▶ [Aim]
Please retype the records below exactly, from the first line through the line containing "plt.rcParams['font.family'] = ['Liberation", and leave out any pictures.
======== Dataset excerpts
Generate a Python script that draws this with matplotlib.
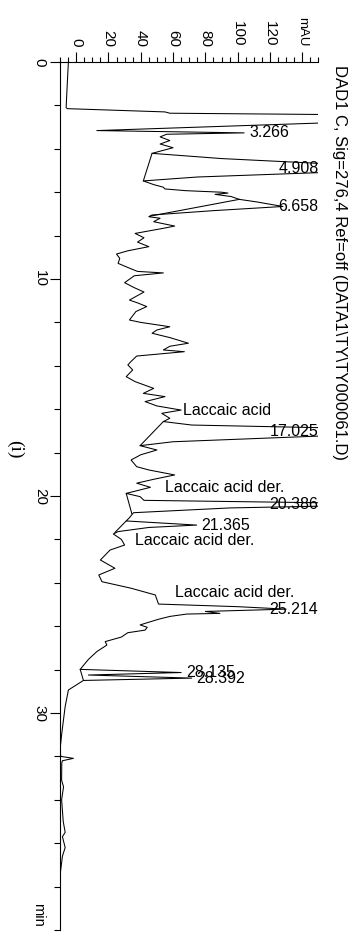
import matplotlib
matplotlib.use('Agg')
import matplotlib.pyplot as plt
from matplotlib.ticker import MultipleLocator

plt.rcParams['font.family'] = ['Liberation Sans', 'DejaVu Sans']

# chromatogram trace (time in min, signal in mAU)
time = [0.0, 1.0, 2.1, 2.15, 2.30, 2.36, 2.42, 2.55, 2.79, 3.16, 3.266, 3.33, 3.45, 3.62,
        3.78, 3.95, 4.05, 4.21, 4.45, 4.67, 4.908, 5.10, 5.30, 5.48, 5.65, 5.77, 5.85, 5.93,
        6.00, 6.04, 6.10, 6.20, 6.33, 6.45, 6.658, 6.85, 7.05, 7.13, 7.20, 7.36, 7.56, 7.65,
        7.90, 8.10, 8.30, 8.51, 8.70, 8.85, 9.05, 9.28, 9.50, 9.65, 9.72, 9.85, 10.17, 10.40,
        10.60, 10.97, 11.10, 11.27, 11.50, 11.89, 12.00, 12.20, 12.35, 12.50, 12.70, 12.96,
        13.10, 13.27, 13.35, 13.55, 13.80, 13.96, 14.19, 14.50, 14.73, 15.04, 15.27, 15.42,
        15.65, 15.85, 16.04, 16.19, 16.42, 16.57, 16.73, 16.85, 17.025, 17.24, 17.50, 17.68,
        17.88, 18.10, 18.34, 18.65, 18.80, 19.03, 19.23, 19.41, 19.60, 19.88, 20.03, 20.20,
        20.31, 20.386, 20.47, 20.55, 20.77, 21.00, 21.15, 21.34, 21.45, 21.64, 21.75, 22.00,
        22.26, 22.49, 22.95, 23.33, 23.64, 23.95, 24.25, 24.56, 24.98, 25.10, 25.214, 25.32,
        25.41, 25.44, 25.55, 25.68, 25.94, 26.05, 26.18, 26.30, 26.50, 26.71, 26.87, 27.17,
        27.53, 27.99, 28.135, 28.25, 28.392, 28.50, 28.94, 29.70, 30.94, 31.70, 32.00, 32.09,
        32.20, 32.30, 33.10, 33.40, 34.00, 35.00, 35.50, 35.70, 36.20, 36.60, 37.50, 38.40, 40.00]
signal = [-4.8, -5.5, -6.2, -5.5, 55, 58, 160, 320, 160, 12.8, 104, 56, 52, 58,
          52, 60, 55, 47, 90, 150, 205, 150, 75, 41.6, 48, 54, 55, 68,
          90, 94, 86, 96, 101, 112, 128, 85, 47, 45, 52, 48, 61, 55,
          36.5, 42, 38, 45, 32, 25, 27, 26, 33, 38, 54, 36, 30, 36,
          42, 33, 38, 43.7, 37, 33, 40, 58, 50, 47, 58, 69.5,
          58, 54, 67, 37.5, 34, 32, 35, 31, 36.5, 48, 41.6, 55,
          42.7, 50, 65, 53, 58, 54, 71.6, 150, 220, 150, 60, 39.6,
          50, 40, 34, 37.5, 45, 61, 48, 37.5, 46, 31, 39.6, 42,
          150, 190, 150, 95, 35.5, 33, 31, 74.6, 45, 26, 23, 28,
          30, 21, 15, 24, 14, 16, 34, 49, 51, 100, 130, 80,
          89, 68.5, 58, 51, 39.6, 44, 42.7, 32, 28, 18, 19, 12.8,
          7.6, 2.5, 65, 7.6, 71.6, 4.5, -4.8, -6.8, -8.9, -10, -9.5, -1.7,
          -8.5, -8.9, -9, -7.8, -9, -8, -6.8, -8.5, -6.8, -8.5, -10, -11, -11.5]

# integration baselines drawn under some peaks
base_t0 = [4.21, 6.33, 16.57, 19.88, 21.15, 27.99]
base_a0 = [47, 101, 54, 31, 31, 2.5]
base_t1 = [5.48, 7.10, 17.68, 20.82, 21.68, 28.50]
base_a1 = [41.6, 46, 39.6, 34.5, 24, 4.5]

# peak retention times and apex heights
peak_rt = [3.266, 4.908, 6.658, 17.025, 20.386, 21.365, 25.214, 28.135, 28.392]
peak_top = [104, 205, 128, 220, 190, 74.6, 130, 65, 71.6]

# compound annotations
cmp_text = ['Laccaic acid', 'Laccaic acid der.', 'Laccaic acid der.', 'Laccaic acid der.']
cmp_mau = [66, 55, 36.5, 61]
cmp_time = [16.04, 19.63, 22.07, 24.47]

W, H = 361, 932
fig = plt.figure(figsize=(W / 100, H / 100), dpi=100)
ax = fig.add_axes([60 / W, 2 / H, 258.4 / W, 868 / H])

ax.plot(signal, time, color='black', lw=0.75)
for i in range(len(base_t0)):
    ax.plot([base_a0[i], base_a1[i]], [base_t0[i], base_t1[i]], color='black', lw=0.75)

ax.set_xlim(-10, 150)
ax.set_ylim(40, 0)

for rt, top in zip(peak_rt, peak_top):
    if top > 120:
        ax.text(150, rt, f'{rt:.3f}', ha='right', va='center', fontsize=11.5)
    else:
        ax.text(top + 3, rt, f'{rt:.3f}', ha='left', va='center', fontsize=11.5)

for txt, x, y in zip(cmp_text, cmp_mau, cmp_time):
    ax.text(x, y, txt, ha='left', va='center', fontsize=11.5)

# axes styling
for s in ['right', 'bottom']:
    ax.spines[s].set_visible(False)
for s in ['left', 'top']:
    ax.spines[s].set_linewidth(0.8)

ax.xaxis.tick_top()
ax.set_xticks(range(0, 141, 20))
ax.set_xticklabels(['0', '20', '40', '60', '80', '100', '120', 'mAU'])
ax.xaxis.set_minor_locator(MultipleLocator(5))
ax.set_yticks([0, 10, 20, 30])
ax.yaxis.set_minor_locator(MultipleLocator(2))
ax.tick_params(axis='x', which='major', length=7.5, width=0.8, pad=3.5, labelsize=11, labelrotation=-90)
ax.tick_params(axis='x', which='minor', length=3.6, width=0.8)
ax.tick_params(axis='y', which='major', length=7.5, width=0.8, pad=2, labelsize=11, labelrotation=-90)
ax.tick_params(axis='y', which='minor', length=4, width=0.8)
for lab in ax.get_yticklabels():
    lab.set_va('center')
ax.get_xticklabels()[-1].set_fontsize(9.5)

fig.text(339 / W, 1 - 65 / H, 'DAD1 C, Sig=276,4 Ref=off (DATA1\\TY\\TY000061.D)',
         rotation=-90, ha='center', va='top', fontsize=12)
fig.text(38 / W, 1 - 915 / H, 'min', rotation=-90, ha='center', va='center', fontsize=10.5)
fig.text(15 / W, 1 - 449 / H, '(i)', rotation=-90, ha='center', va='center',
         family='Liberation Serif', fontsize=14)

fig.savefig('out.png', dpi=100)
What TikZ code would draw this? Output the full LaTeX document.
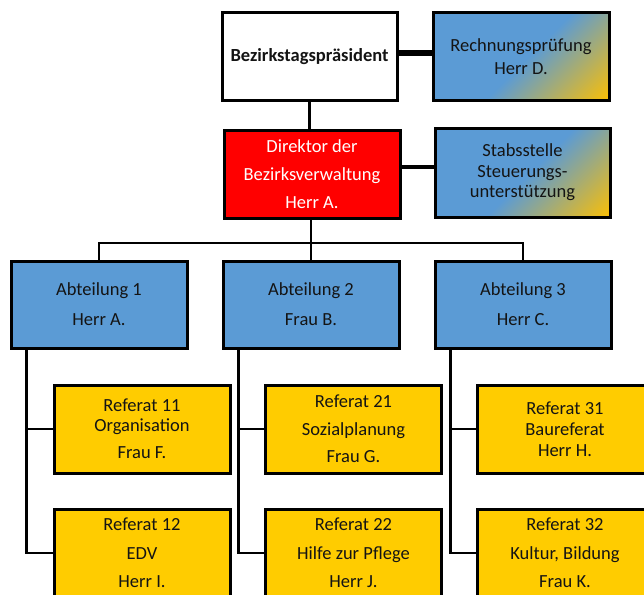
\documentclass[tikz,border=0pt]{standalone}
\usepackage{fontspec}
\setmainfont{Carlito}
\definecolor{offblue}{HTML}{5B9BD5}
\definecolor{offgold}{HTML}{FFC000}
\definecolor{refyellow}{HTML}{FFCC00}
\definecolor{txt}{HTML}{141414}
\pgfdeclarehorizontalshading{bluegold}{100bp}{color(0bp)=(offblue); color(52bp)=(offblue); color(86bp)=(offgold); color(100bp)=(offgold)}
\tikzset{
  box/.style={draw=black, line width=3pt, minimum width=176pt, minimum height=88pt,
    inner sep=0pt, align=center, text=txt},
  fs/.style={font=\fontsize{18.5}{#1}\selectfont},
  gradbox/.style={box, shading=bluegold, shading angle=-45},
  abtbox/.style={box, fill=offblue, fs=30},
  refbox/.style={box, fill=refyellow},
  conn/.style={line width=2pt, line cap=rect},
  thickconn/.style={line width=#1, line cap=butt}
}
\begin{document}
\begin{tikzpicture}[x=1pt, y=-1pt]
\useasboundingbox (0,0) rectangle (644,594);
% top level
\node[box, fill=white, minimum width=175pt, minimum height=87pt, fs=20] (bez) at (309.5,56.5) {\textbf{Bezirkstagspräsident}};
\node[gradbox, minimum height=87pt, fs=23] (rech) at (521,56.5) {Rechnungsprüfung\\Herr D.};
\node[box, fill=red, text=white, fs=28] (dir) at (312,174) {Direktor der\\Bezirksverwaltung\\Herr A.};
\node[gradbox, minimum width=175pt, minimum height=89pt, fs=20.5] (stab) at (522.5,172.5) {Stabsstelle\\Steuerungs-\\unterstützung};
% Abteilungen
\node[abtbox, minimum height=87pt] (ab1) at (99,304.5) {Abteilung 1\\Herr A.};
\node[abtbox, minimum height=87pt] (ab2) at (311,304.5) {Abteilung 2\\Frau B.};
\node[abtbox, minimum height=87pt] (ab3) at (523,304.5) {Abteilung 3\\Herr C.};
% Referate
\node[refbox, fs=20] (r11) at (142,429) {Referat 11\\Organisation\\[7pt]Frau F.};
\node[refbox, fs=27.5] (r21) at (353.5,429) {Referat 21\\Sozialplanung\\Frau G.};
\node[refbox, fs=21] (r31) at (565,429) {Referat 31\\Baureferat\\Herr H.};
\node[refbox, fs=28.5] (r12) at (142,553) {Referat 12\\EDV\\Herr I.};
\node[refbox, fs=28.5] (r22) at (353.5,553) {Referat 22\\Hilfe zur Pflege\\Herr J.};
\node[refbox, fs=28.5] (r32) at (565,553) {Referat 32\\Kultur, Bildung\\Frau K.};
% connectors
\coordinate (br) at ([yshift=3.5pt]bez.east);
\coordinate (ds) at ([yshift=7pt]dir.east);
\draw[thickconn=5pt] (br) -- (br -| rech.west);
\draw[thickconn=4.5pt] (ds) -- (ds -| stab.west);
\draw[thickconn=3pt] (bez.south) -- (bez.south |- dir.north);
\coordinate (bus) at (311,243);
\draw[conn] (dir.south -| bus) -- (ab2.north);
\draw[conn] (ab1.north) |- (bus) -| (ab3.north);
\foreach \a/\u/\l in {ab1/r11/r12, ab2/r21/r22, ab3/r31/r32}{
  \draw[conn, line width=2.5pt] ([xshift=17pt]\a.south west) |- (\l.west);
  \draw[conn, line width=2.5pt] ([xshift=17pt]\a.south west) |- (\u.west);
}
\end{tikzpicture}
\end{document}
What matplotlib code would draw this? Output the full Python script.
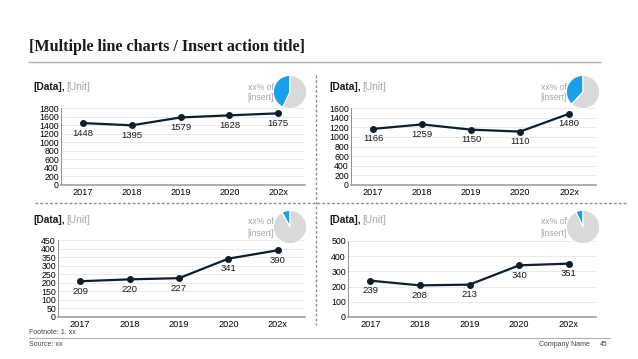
================
▶ [Answer to the task]
Generate a Python script that draws this with matplotlib.
import matplotlib
matplotlib.use('Agg')
import matplotlib.pyplot as plt
from matplotlib.ticker import MultipleLocator

plt.rcParams['font.family'] = ['Liberation Sans', 'DejaVu Sans']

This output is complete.